One of these things is not like the others: School Board Oversees Task Forces Except When Savings in Health Care Costs at Stake

Recently, the Madison School Board has authorized a plethora of special committees to consider issues confronting the district and to make recommendations to the board. These committees have the potential to improve future board decisions by bringing new ideas and new information to our attention.
Currently, there is a special committee to advise the board on advertising. There are the two large task forces that recently issued recommendations regarding overcrowding and under-utilization problems in the West, Memorial and East High attendance areas. There is committee of parents, teachers, and administrators to suggest changes in our health and safety policies regarding animals in our classrooms. There is a committee to review whether staff and other resources are allocated equitably to the schools, taking differences in student populations into consideration. There are budget forums intended to seek community input on next year’s budget.

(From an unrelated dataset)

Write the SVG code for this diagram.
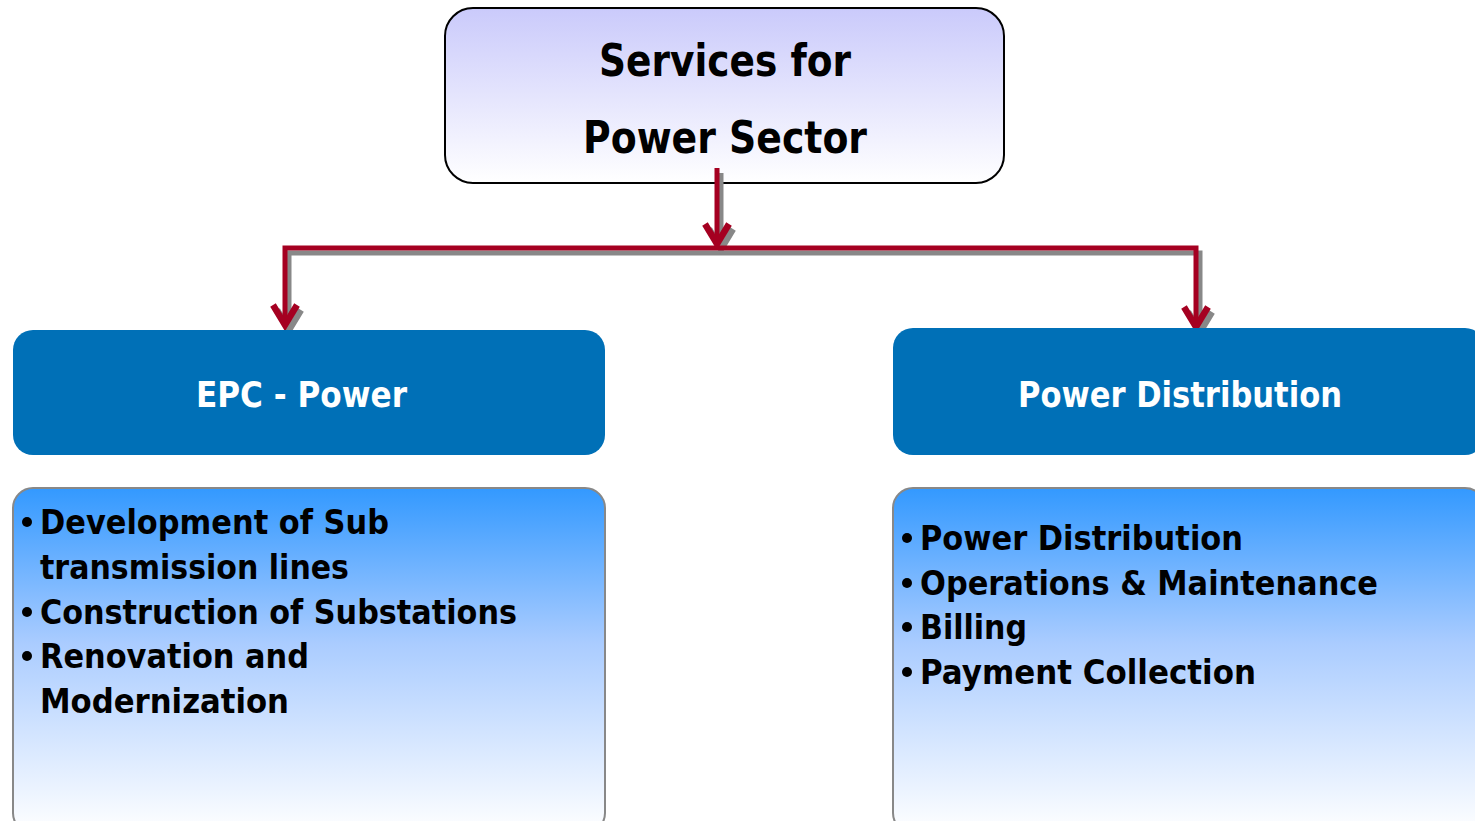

In every case, the board publicly discussed its goals for the committee before launching it. In every case, the board voted on a specific charge to the committee and set procedures and a timeline for meetings. In every case the board has received regular reports on the progress of the committee.
The glaring exception to this process was the creation of a task force of teachers union and district representatives to consider whether changes in health insurance programs for the teachers might make it possible for the district to shift dollars from health insurance payments to wages. Millions of dollars in potential savings are at stake.

In this case, the board did not set goals for the committee. It did not take the time to issue any instructions to the district representatives. Nor has the board required any reporting from the district representatives regarding the scope of its discussions or the nature of savings that the district representatives are seeking.
On January 23, the board discussed the report from the committee on animals in classrooms for more than two hours. The board clarified its prior charge to the committee and directed further work. It’s inexplicable that the leadership of the same board shows no interest in directing the work of its representatives in their discussions of potential health insurance savings with the teachers union.